Starting with the first line of the data that follows, transcribe every line verbatim until the line containing "1.035, 1.090, 1.161]" has been transcribed.

* start Material *

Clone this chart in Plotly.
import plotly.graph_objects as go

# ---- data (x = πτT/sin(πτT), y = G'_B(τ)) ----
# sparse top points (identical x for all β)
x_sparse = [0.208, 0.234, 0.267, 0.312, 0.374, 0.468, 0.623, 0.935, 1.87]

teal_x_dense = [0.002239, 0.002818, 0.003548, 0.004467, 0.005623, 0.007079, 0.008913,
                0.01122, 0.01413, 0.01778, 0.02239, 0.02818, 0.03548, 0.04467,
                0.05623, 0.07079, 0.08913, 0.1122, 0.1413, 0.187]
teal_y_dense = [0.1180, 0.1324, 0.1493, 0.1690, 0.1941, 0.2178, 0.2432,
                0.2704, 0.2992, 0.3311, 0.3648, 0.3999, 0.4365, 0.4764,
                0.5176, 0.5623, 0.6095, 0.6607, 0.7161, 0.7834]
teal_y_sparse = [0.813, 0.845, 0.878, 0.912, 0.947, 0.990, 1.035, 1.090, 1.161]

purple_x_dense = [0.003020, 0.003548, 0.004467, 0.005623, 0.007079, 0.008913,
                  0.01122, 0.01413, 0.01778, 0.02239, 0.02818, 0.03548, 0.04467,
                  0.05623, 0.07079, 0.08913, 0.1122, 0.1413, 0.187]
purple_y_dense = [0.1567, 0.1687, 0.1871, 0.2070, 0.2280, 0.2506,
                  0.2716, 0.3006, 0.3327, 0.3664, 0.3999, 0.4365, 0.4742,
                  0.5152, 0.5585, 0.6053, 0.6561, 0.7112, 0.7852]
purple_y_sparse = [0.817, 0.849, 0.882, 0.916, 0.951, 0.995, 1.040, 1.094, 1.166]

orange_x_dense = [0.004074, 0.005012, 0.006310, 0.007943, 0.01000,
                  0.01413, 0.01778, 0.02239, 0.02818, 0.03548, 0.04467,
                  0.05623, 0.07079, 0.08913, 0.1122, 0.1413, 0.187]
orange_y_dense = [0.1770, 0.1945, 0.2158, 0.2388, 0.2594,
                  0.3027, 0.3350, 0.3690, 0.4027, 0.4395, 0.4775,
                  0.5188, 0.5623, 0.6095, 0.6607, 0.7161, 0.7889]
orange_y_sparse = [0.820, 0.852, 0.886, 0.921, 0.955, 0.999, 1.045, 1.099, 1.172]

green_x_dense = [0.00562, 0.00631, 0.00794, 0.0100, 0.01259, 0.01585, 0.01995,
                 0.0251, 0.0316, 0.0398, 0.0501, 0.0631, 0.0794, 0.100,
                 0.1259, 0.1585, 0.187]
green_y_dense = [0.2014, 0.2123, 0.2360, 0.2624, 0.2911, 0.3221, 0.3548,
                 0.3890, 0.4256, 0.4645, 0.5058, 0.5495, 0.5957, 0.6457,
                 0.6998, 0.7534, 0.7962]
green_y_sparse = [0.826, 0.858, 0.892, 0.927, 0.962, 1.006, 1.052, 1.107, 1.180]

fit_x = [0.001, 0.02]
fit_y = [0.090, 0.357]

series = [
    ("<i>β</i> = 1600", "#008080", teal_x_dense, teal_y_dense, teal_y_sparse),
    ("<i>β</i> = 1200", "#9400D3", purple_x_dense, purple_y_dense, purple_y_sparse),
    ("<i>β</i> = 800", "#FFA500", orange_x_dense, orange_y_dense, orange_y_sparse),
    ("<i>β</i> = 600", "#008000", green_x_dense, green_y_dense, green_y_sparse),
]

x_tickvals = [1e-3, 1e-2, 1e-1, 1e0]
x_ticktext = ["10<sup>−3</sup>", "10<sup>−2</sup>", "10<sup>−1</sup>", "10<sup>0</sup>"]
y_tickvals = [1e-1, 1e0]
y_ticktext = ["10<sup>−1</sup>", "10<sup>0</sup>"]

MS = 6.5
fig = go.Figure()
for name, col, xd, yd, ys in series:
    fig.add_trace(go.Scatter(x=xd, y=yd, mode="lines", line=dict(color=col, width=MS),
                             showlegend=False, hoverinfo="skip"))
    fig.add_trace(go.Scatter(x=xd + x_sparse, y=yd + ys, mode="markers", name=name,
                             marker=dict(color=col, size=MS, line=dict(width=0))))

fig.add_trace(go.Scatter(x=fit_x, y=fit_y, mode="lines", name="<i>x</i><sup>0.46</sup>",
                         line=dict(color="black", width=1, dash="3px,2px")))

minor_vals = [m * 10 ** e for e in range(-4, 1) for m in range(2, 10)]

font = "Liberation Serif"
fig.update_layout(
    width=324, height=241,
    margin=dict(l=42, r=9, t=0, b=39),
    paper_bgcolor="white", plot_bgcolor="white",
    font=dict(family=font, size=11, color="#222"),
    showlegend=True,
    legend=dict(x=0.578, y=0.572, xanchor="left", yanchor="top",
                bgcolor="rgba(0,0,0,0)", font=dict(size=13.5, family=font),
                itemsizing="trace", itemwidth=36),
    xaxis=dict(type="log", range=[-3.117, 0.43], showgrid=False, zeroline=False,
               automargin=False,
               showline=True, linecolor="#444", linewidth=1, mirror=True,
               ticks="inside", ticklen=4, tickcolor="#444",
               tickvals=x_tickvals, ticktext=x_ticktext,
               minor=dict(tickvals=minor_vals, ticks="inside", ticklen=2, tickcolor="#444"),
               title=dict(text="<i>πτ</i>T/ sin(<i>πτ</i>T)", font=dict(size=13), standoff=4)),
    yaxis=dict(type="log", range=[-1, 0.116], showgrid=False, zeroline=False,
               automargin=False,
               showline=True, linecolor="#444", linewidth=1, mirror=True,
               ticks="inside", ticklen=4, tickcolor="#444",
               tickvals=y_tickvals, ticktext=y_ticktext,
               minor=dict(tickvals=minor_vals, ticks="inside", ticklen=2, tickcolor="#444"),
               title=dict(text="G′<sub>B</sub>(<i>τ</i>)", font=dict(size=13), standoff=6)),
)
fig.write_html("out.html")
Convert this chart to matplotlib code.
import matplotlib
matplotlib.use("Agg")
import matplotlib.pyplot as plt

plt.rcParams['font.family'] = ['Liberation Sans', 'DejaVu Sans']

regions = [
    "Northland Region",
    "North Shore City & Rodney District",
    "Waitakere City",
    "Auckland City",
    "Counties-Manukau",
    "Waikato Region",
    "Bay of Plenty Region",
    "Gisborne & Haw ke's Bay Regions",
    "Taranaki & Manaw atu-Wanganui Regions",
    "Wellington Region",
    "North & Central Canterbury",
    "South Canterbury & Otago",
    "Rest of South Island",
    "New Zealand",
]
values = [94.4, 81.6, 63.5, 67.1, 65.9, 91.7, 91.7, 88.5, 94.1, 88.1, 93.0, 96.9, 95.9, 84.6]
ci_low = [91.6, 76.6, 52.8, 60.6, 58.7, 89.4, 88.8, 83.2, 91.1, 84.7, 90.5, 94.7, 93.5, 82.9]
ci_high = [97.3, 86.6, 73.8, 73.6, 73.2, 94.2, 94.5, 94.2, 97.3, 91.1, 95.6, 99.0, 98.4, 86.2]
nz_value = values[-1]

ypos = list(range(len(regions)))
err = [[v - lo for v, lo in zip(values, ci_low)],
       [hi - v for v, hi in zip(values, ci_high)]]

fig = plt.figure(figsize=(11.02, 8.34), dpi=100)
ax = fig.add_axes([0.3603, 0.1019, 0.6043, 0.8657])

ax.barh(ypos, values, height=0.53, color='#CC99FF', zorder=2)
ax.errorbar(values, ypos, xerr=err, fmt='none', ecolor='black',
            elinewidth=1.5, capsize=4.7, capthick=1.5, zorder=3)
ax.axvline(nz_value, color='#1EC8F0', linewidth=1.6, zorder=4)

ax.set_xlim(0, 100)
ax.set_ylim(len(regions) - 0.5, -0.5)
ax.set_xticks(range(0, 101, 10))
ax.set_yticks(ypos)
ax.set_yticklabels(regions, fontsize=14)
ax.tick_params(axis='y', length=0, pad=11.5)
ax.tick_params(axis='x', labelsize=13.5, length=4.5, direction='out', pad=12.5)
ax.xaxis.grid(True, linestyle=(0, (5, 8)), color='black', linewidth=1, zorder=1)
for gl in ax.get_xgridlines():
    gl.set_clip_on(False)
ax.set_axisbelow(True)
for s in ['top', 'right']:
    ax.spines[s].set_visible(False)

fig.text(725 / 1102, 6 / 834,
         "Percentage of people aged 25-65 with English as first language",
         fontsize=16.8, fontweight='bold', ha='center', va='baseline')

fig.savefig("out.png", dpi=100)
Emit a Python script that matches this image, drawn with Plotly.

* end Material *

— Solution to this exercise —
Clone this chart in Plotly.
import plotly.graph_objects as go

# ---- data (x = πτT/sin(πτT), y = G'_B(τ)) ----
# sparse top points (identical x for all β)
x_sparse = [0.208, 0.234, 0.267, 0.312, 0.374, 0.468, 0.623, 0.935, 1.87]

teal_x_dense = [0.002239, 0.002818, 0.003548, 0.004467, 0.005623, 0.007079, 0.008913,
                0.01122, 0.01413, 0.01778, 0.02239, 0.02818, 0.03548, 0.04467,
                0.05623, 0.07079, 0.08913, 0.1122, 0.1413, 0.187]
teal_y_dense = [0.1180, 0.1324, 0.1493, 0.1690, 0.1941, 0.2178, 0.2432,
                0.2704, 0.2992, 0.3311, 0.3648, 0.3999, 0.4365, 0.4764,
                0.5176, 0.5623, 0.6095, 0.6607, 0.7161, 0.7834]
teal_y_sparse = [0.813, 0.845, 0.878, 0.912, 0.947, 0.990, 1.035, 1.090, 1.161]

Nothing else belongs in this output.